Tom King appeals from a summary judgment granted Brickellbanc Savings Association (Brickellbanc) in a consolidated action below.
King agreed to provide labor and materials for a project known as Treetop Development (Treetop). The agreement was signed by Kevin Harris (Harris) as agent for King and by Greg Spatz (Spatz) for Bonneville Construction Group, Inc. (Bonneville). According to the pleadings, Spatz represented to Harris that he was the sole owner of Bonneville and that Bonneville was the owner of Treetop. King further alleged that, throughout the course of the project, Spatz continued to represent himself as the owner of Treetop, approved all changes to plans and specifications of Treetop, issued written change orders and otherwise undertook all responsibility normally exercised by the owner of a project. King did not file a notice to owners because he believed, based on Spatz’s representations, that he was in privity with the owner.1
King furnished goods and materials valued at $42,366.35 to the project for which he was not paid. As a result, King recorded a claim of lien and filed suit to foreclose the lien in one of the actions consolidated below.
The other action was by Brickellbanc Savings Association as a creditor of Treetop. Upon the failure of Treetop to make payments to Brickellbanc, Brickellbanc filed a foreclosure action which was consolidated with King’s lien foreclosure. Brick-ellbanc moved for summary judgment on the basis that King failed to file a notice to owner as required by section 713.06(2)(a), Florida Statutes (1987). In response King filed an affidavit of Harris supporting King’s assertion that Bonneville was an agent of Treetop and that Spatz signed the contract on behalf of Bonneville; the affidavit further stated that Spatz had previously represented to King’s agent that Bonneville owned the real estate (Treetop Development). The trial court granted the summary judgment in favor of Brickell-banc and against King.
The question of privity between King and Treetop is the key to the outcome of this matter. Section 713.05, Florida Statutes (1987) provides that if privity exists between the lienor and owner, the lien- or is not required to serve a notice to owner. If no privity exists, section 713.-06(2)(a) requires that lienors, except laborers, “shall be required to serve a notice on the owner_” The purpose of such notice requirement is “to protect an owner from the possibility of paying over to his contractor sums which ought to go to a subcontractor who remains unpaid.” Boux v. East Hillsborough Apartments, Inc., 218 So.2d 202 (Fla. 2d DCA 1969). Notice is unnecessary where the materialman is in privity with the owner’s agent. See Maule Industries v. Trugman, 59 So.2d 27 (Fla. *6061952). See also Symons Corp. v. Tartan-Lavers Delray Beach, Inc., 456 So.2d 1254 (Fla. 4th DCA 1984) (when, in the usual course of business of a corporation, an officer or other agent is held out by the corporation or has been permitted to act for it or manage its affairs in such a way as to justify third persons who deal with the agent in inferring or assuming that the agent is doing an act within the scope of his authority, the corporation is bound thereby).

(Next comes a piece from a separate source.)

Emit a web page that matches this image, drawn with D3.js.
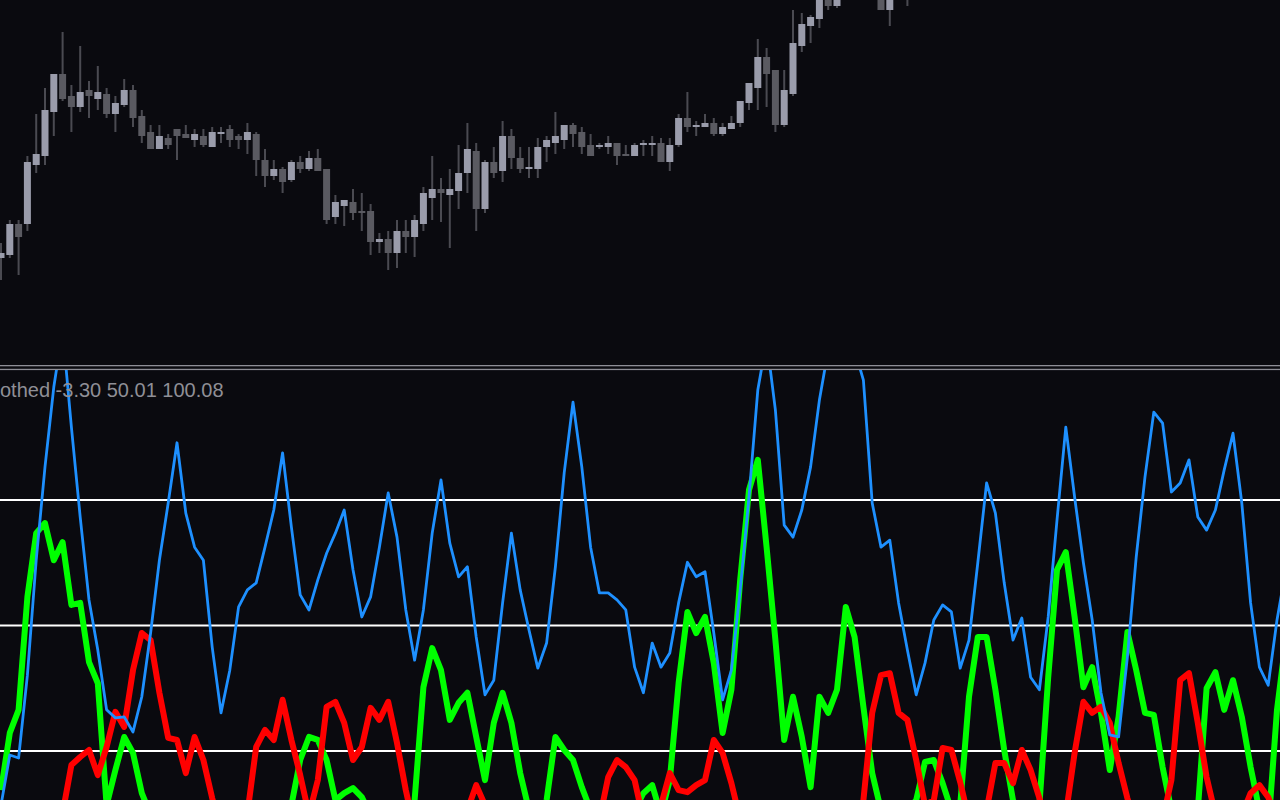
<!DOCTYPE html>
<html><head><meta charset="utf-8">
<script src="https://cdn.jsdelivr.net/npm/d3@7"></script>
<style>html,body{margin:0;padding:0;background:#0a0a0f;overflow:hidden}</style>
</head><body>
<svg id="c" width="1280" height="800"></svg>
<script>
// ---- price candles (bar index 0..103) ----
const openP = [1.0742,1.0745,1.0776,1.0776,1.0835,1.0844,1.0888,1.0926,1.0904,1.0893,1.0910,1.0901,1.0906,1.0886,1.0895,1.0910,1.0884,1.0868,1.0851,1.0862,1.0871,1.0866,1.0860,1.0864,1.0853,1.0866,1.0871,1.0864,1.0860,1.0866,1.0840,1.0824,1.0831,1.0820,1.0838,1.0831,1.0842,1.0831,1.0783,1.0794,1.0798,1.0789,1.0789,1.0758,1.0761,1.0747,1.0769,1.0763,1.0776,1.0802,1.0811,1.0805,1.0809,1.0827,1.0849,1.0791,1.0838,1.0829,1.0864,1.0842,1.0831,1.0831,1.0853,1.0857,1.0860,1.0875,1.0868,1.0855,1.0853,1.0853,1.0857,1.0846,1.0844,1.0855,1.0855,1.0857,1.0838,1.0855,1.0882,1.0873,1.0873,1.0877,1.0866,1.0871,1.0877,1.0897,1.0912,1.0943,1.0930,1.0875,1.0906,1.0954,1.0974,1.0981,1.1003,1.0994,1.1008,1.1030,1.1020,1.1040,1.1015,1.0990,1.1020,1.1018];
const highP = [1.0757,1.0780,1.0780,1.0844,1.0886,1.0912,1.0926,1.0968,1.0915,1.0954,1.0919,1.0934,1.0912,1.0904,1.0921,1.0915,1.0890,1.0875,1.0875,1.0866,1.0871,1.0875,1.0871,1.0871,1.0873,1.0873,1.0875,1.0866,1.0877,1.0868,1.0851,1.0840,1.0833,1.0840,1.0844,1.0849,1.0851,1.0831,1.0805,1.0800,1.0811,1.0807,1.0796,1.0767,1.0769,1.0780,1.0780,1.0785,1.0813,1.0844,1.0822,1.0831,1.0855,1.0877,1.0857,1.0840,1.0853,1.0879,1.0871,1.0853,1.0853,1.0862,1.0864,1.0888,1.0875,1.0877,1.0873,1.0866,1.0857,1.0864,1.0857,1.0855,1.0857,1.0860,1.0864,1.0862,1.0862,1.0886,1.0908,1.0879,1.0886,1.0882,1.0877,1.0884,1.0899,1.0917,1.0961,1.0952,1.0930,1.0930,1.0990,1.0987,1.0985,1.1012,1.1010,1.1015,1.1040,1.1038,1.1050,1.1045,1.1020,1.1015,1.1028,1.1025];
const lowP = [1.0720,1.0742,1.0725,1.0769,1.0827,1.0835,1.0864,1.0899,1.0868,1.0888,1.0882,1.0890,1.0882,1.0868,1.0893,1.0873,1.0857,1.0851,1.0851,1.0851,1.0840,1.0862,1.0853,1.0853,1.0853,1.0857,1.0853,1.0851,1.0846,1.0824,1.0813,1.0820,1.0807,1.0818,1.0827,1.0829,1.0829,1.0776,1.0776,1.0774,1.0780,1.0769,1.0745,1.0747,1.0730,1.0732,1.0747,1.0743,1.0769,1.0780,1.0778,1.0752,1.0791,1.0807,1.0769,1.0787,1.0822,1.0818,1.0831,1.0827,1.0822,1.0822,1.0838,1.0846,1.0851,1.0853,1.0846,1.0844,1.0851,1.0846,1.0835,1.0844,1.0844,1.0844,1.0844,1.0838,1.0829,1.0853,1.0868,1.0864,1.0873,1.0864,1.0864,1.0871,1.0873,1.0890,1.0890,1.0893,1.0868,1.0873,1.0904,1.0948,1.0957,1.0972,1.0990,1.0992,1.1005,1.1010,1.1015,1.1012,1.0990,1.0974,1.1004,1.0994];
const closeP = [1.0747,1.0776,1.0763,1.0838,1.0846,1.0890,1.0926,1.0901,1.0893,1.0908,1.0904,1.0908,1.0886,1.0897,1.0910,1.0882,1.0864,1.0851,1.0864,1.0855,1.0864,1.0862,1.0866,1.0855,1.0868,1.0868,1.0860,1.0860,1.0868,1.0840,1.0824,1.0831,1.0818,1.0838,1.0831,1.0842,1.0829,1.0780,1.0798,1.0800,1.0787,1.0787,1.0758,1.0761,1.0747,1.0769,1.0763,1.0780,1.0807,1.0811,1.0807,1.0811,1.0827,1.0851,1.0791,1.0838,1.0827,1.0864,1.0842,1.0831,1.0833,1.0853,1.0860,1.0864,1.0875,1.0866,1.0853,1.0844,1.0855,1.0857,1.0844,1.0844,1.0855,1.0857,1.0857,1.0838,1.0855,1.0882,1.0873,1.0875,1.0877,1.0866,1.0873,1.0877,1.0899,1.0917,1.0943,1.0926,1.0875,1.0910,1.0957,1.0976,1.0983,1.1005,1.0994,1.1008,1.1030,1.1015,1.1040,1.1015,1.0990,1.1010,1.1008,1.1005];

// ---- indicator lines (bar index 0..146) ----
const blueLine = [14.2,24.2,23.6,40.1,63.0,81.6,97.5,108.9,89.5,71.6,55.1,45.1,33.2,31.6,31.8,28.8,35.8,48.5,63.0,74.4,86.4,72.4,65.6,63.0,45.7,32.6,41.1,53.7,57.1,58.5,65.6,73.0,84.4,69.6,56.1,53.1,59.1,64.4,68.4,73.0,61.1,51.7,55.7,65.6,76.4,67.6,53.1,43.1,53.1,68.4,79.0,66.4,59.7,61.7,47.7,36.2,39.1,54.5,68.4,57.1,49.1,41.5,46.5,61.7,80.4,94.5,81.6,65.6,56.5,56.5,55.1,53.1,41.7,36.6,46.5,41.7,44.5,54.5,62.6,59.7,60.7,48.5,35.2,41.1,57.1,75.6,96.9,106.9,92.9,70.0,67.6,73.0,81.6,94.9,104.9,110.9,108.9,104.9,98.9,74.4,65.6,67.0,54.5,45.1,36.2,42.5,51.1,54.1,52.7,41.5,47.1,62.5,78.4,72.4,58.5,47.1,51.5,39.7,37.2,51.7,71.0,89.5,75.6,62.5,51.1,36.6,28.2,27.8,43.7,63.6,79.6,92.5,90.3,76.6,78.4,83.0,71.6,69.0,73.0,81.0,88.3,74.4,54.5,41.7,38.1,51.1,61.1];
const greenLine = [17.2,28.6,33.2,55.7,68.4,70.4,63.0,66.6,54.1,54.5,42.7,38.5,14.2,21.2,27.8,24.6,16.6,12.3,9.3,7.3,6.3,5.3,5.3,6.3,7.3,6.3,5.3,6.3,7.3,8.3,9.3,10.3,11.3,14.2,23.2,27.8,27.2,23.2,15.2,16.6,17.6,15.8,12.3,10.3,8.3,7.3,9.3,15.2,37.7,45.5,41.1,31.2,34.6,36.6,27.8,19.2,30.6,36.6,30.6,20.6,13.2,5.3,15.2,27.8,25.2,23.2,17.8,13.2,11.3,10.3,10.3,12.3,13.2,16.6,18.2,12.3,19.2,38.5,52.7,48.5,51.7,42.5,28.6,37.2,59.1,77.0,83.0,65.6,47.1,27.2,35.8,27.8,17.8,35.8,32.6,37.2,53.7,47.7,33.8,20.6,13.2,11.3,12.3,13.2,15.2,22.8,23.2,18.6,13.2,14.2,35.8,47.7,47.7,37.2,25.2,15.2,11.3,10.3,14.2,39.7,61.1,64.6,51.7,37.7,41.7,32.6,21.2,31.8,48.7,41.1,32.6,32.2,21.8,13.2,9.3,9.3,13.2,37.5,40.7,33.2,39.1,31.8,21.8,13.2,9.3,33.2,47.1];
const redLine = [9.3,8.3,7.3,6.3,6.3,7.3,9.3,12.6,22.2,23.8,25.2,20.2,25.8,32.8,29.8,41.1,48.5,47.1,36.6,27.6,27.2,20.6,27.8,23.2,15.6,9.3,7.3,9.3,12.6,25.8,29.2,27.2,35.2,27.2,20.2,12.3,19.2,33.8,34.8,30.6,23.2,25.8,33.6,31.2,34.8,26.6,17.2,9.3,6.3,5.3,5.3,6.3,8.3,13.2,18.2,14.2,9.3,7.3,6.3,5.3,5.3,5.3,6.3,6.3,7.3,7.3,8.3,9.3,11.3,19.8,23.2,21.8,19.2,11.3,9.3,14.2,20.6,17.2,16.8,18.2,19.2,27.2,24.6,18.6,11.3,8.3,6.3,5.3,5.3,5.3,6.3,6.3,7.3,7.3,7.3,8.3,9.3,9.3,15.2,32.6,40.1,40.5,32.6,31.2,23.2,14.2,15.2,25.6,25.2,18.8,11.3,9.3,13.2,22.6,22.6,18.6,25.2,21.2,15.6,9.3,8.3,12.3,24.6,34.8,32.6,33.8,30.6,22.6,15.6,9.3,7.3,8.3,11.3,19.2,39.1,40.5,30.6,19.8,12.3,9.3,9.3,12.3,16.6,18.2,15.8,11.3,9.3];
const levels = [25, 50, 75];
const labelText = "othed -3.30 50.01 100.08";

// ---- drawing ----
const W = 1280, H = 800;
const svg = d3.select('#c');
svg.append('rect').attr('width', W).attr('height', H).attr('fill', '#0a0a0f');
const defs = svg.append('defs');
defs.append('clipPath').attr('id', 'topClip').append('rect')
  .attr('x', 0).attr('y', 0).attr('width', W).attr('height', 365);
defs.append('clipPath').attr('id', 'botClip').append('rect')
  .attr('x', 0).attr('y', 370).attr('width', W).attr('height', 430);

const x = d3.scaleLinear().domain([0, 145]).range([1, 1277]);
const yP = d3.scaleLinear().domain([1.1, 1.0635]).range([0, 365]);
const yI = d3.scaleLinear().domain([25, 75]).range([751, 500]);

const candles = openP.map((o, i) => ({ i, o, h: highP[i], l: lowP[i], c: closeP[i] }));
const gTop = svg.append('g').attr('clip-path', 'url(#topClip)');
gTop.selectAll('line.wick').data(candles).join('line').attr('class', 'wick')
  .attr('x1', d => x(d.i)).attr('x2', d => x(d.i))
  .attr('y1', d => yP(d.h)).attr('y2', d => yP(d.l))
  .attr('stroke', '#4a4a51').attr('stroke-width', 2);
gTop.selectAll('rect.body').data(candles).join('rect').attr('class', 'body')
  .attr('x', d => x(d.i) - 3.5).attr('width', 7)
  .attr('y', d => yP(Math.max(d.o, d.c)))
  .attr('height', d => Math.max(2, Math.abs(yP(d.o) - yP(d.c))))
  .attr('fill', d => d.c >= d.o ? '#9a9cab' : '#5a5a61');

// separators
svg.append('rect').attr('x', 0).attr('y', 365).attr('width', W).attr('height', 1.3).attr('fill', '#8e8e96');
svg.append('rect').attr('x', 0).attr('y', 368.8).attr('width', W).attr('height', 1.3).attr('fill', '#8e8e96');

const gBot = svg.append('g').attr('clip-path', 'url(#botClip)');
gBot.selectAll('line.level').data(levels).join('line').attr('class', 'level')
  .attr('x1', 0).attr('x2', W).attr('y1', d => yI(d)).attr('y2', d => yI(d))
  .attr('stroke', '#ffffff').attr('stroke-width', 2);

const line = d3.line().x((d, i) => x(i)).y(d => yI(d));
const series = [
  { data: greenLine, color: '#00ff00', w: 6 },
  { data: redLine, color: '#ff0000', w: 6 },
  { data: blueLine, color: '#1e90ff', w: 2.8 }
];
gBot.selectAll('path.series').data(series).join('path').attr('class', 'series')
  .attr('d', d => line(d.data)).attr('fill', 'none')
  .attr('stroke', d => d.color).attr('stroke-width', d => d.w)
  .attr('stroke-linejoin', 'round');

svg.append('text').attr('x', 0).attr('y', 397)
  .attr('font-family', '"Liberation Sans", Arial, sans-serif').attr('font-size', 20)
  .attr('fill', '#8f8f96').text(labelText);
</script>
</body></html>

King’s complaint alleged that Bonneville was Treetop’s agent for the purpose of constructing improvements to the property. Brickellbanc denied these allegations. The facts set forth in Harris’ affidavit raise a genuine issue of material fact. Therefore, the entry of summary judgment by the trial court was error.
Accordingly, the summary judgment issued by the trial court is reversed and this matter remanded for further proceedings.
REVERSED and REMANDED.
COBB and COWART, JJ., concur.. See § 713.05, Fla.Stat. (1987).